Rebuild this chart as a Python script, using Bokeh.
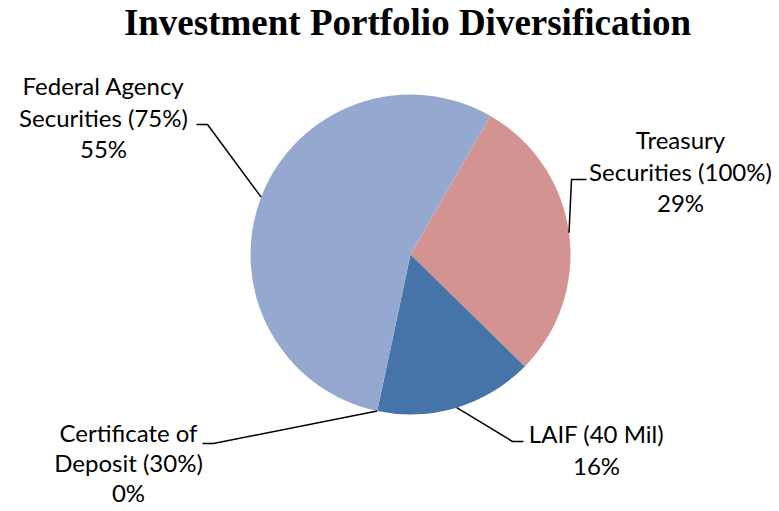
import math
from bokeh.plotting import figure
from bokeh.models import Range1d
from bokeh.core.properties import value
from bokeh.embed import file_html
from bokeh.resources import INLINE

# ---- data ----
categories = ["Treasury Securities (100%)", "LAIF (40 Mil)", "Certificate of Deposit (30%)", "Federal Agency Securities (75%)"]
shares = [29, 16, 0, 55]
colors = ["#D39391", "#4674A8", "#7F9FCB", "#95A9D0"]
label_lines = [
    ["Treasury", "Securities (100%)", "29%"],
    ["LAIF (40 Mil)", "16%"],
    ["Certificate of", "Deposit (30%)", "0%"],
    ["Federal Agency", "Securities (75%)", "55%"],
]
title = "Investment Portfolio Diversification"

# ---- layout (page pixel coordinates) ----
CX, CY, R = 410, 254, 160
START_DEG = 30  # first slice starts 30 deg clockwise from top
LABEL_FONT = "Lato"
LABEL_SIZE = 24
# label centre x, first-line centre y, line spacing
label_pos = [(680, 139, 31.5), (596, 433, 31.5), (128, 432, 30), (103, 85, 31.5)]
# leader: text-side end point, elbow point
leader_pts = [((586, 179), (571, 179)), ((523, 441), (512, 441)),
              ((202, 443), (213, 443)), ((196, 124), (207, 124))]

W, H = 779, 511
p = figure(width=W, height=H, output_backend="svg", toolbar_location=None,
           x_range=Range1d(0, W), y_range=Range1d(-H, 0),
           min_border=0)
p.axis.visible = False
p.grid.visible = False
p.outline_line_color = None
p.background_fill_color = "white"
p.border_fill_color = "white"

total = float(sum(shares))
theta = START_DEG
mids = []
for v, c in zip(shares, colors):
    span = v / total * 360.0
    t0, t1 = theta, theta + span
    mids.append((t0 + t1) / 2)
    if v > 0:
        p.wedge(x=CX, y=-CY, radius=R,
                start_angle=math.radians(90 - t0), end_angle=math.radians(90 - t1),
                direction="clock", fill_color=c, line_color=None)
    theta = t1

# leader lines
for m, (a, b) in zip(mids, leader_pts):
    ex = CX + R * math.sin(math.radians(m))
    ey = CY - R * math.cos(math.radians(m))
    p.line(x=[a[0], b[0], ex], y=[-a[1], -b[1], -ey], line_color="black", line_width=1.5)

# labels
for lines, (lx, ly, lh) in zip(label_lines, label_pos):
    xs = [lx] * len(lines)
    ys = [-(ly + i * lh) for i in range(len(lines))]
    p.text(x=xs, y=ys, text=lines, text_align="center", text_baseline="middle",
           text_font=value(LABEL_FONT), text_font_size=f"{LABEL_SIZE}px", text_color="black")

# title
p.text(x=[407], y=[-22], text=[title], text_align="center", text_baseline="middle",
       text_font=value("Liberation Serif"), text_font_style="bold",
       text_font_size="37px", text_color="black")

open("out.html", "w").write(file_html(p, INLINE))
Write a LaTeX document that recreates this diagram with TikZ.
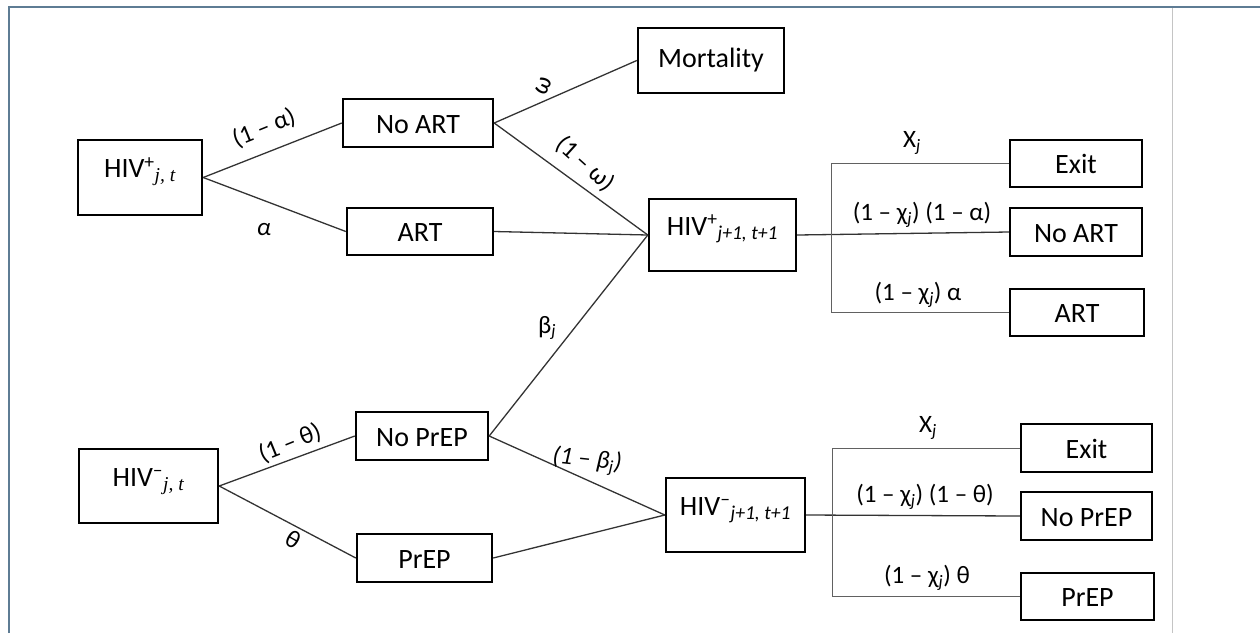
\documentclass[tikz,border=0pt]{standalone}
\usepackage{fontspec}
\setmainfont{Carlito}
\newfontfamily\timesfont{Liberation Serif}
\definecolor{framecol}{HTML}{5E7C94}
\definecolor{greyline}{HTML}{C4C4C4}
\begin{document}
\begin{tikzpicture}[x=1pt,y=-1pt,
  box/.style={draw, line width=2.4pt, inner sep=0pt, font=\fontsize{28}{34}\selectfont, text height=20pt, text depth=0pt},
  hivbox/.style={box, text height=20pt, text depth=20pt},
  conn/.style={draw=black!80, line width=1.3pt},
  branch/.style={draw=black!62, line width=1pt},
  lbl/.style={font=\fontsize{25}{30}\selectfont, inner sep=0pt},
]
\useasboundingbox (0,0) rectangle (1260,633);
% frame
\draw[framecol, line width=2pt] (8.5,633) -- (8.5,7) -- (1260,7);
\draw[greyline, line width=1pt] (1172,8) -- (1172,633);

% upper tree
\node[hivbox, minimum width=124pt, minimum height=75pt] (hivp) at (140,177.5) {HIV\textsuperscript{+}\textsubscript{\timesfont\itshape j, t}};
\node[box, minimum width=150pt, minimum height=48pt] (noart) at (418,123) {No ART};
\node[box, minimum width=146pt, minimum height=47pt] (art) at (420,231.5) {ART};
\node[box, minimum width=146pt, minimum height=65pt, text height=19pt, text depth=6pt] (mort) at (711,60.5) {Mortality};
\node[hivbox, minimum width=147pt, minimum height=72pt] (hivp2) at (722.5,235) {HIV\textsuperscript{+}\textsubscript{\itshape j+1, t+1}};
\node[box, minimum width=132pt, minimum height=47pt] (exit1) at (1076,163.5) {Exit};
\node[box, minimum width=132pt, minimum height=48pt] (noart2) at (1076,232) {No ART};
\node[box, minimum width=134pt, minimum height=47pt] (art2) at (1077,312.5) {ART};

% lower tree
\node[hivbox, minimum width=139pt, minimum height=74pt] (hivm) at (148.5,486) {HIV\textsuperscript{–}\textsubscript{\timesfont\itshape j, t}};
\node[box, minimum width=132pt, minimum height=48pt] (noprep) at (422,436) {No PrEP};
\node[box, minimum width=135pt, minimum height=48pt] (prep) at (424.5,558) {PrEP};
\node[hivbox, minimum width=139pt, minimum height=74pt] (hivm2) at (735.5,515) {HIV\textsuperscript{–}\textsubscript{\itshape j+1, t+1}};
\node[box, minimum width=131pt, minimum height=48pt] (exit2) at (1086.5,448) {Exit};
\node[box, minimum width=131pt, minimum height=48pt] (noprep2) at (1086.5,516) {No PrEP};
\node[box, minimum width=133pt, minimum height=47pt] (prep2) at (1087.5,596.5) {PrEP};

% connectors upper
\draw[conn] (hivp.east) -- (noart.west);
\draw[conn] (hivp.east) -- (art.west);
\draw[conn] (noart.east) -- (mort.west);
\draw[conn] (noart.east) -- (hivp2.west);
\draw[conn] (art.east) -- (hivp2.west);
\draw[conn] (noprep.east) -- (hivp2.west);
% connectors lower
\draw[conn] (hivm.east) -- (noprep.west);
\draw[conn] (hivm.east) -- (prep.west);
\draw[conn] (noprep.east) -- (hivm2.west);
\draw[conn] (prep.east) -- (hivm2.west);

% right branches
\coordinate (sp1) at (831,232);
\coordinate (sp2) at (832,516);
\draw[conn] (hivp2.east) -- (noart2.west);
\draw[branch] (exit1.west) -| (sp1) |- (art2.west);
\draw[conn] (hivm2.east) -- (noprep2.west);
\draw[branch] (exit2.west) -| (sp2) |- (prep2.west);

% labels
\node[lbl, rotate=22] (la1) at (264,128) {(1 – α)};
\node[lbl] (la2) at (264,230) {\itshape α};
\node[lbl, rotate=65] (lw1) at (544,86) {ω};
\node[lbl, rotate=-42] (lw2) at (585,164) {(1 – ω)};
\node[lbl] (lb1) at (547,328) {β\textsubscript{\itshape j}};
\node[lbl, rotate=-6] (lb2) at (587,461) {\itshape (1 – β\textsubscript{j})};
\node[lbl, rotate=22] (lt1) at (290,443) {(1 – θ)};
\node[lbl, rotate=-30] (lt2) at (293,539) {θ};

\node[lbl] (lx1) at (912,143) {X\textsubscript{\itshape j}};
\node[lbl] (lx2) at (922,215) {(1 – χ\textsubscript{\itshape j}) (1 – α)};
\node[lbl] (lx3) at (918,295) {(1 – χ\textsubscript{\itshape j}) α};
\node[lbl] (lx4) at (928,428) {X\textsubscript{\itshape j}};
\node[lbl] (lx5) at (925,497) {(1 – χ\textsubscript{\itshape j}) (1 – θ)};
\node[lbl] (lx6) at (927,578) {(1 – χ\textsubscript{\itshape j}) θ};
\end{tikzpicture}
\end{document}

────────────────────────────────────────

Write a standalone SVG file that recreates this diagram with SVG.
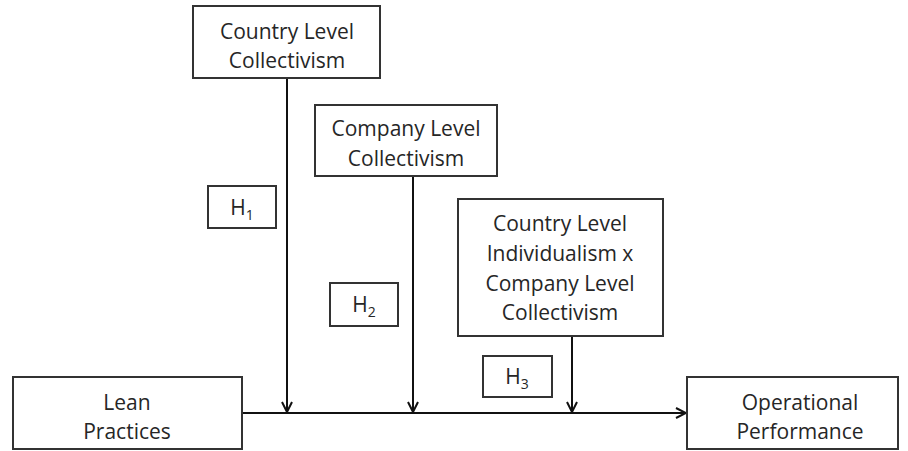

────────────────────────────────────────

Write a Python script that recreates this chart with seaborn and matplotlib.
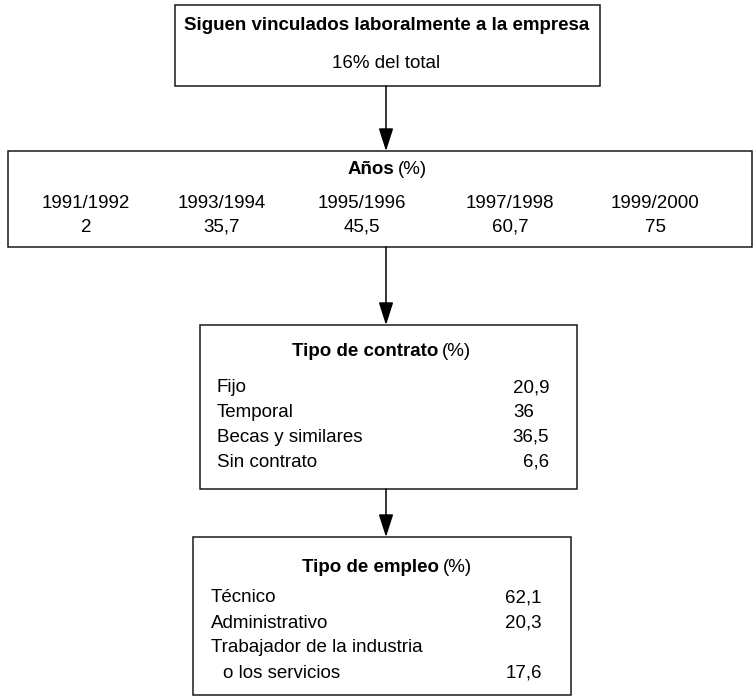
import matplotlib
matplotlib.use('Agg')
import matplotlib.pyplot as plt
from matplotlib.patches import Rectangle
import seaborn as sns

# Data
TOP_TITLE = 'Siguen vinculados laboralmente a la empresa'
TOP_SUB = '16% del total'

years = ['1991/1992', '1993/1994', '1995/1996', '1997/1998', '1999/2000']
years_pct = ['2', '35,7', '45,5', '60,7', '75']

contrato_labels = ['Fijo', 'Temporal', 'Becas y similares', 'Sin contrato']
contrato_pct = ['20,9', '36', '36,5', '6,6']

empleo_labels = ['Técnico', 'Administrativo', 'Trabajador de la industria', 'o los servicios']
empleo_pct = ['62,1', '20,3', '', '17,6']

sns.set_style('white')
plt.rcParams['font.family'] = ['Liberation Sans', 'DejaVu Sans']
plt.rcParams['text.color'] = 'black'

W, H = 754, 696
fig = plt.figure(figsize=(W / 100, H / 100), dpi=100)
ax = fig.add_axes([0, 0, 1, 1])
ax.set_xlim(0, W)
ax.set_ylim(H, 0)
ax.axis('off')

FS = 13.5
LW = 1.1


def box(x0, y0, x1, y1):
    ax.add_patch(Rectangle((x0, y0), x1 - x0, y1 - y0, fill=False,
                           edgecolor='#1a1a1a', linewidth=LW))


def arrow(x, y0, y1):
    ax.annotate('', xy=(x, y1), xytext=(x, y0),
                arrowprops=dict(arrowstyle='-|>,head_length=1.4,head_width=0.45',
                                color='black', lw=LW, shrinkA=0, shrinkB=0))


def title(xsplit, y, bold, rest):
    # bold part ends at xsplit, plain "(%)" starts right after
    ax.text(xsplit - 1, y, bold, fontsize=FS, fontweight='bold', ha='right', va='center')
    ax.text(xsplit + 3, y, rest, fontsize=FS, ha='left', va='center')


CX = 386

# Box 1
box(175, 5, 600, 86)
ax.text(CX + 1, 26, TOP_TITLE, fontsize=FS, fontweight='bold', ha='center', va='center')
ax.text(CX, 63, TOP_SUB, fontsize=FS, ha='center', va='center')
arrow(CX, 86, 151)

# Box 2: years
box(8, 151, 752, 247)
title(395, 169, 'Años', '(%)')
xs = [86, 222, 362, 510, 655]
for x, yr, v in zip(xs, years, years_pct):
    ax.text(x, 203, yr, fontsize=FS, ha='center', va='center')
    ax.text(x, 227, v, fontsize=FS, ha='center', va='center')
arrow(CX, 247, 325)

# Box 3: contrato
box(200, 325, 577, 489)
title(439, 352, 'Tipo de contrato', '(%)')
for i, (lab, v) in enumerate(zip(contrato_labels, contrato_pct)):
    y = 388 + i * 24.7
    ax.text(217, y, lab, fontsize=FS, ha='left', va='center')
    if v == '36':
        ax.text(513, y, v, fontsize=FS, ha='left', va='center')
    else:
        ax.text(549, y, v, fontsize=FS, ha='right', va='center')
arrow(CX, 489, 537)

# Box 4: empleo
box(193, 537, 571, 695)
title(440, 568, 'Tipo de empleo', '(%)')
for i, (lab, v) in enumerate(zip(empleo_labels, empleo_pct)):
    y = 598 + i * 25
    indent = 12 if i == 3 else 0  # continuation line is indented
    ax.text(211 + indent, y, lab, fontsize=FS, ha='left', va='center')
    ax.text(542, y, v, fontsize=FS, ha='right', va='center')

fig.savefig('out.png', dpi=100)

────────────────────────────────────────

→ DESCRIPTION OF THE TASK:
Each line that holds the word "standalone" should be extracted from the records.

→ CORRECT ANSWER:
\documentclass[tikz,border=0pt]{standalone}
Write a standalone SVG file that recreates this diagram with SVG.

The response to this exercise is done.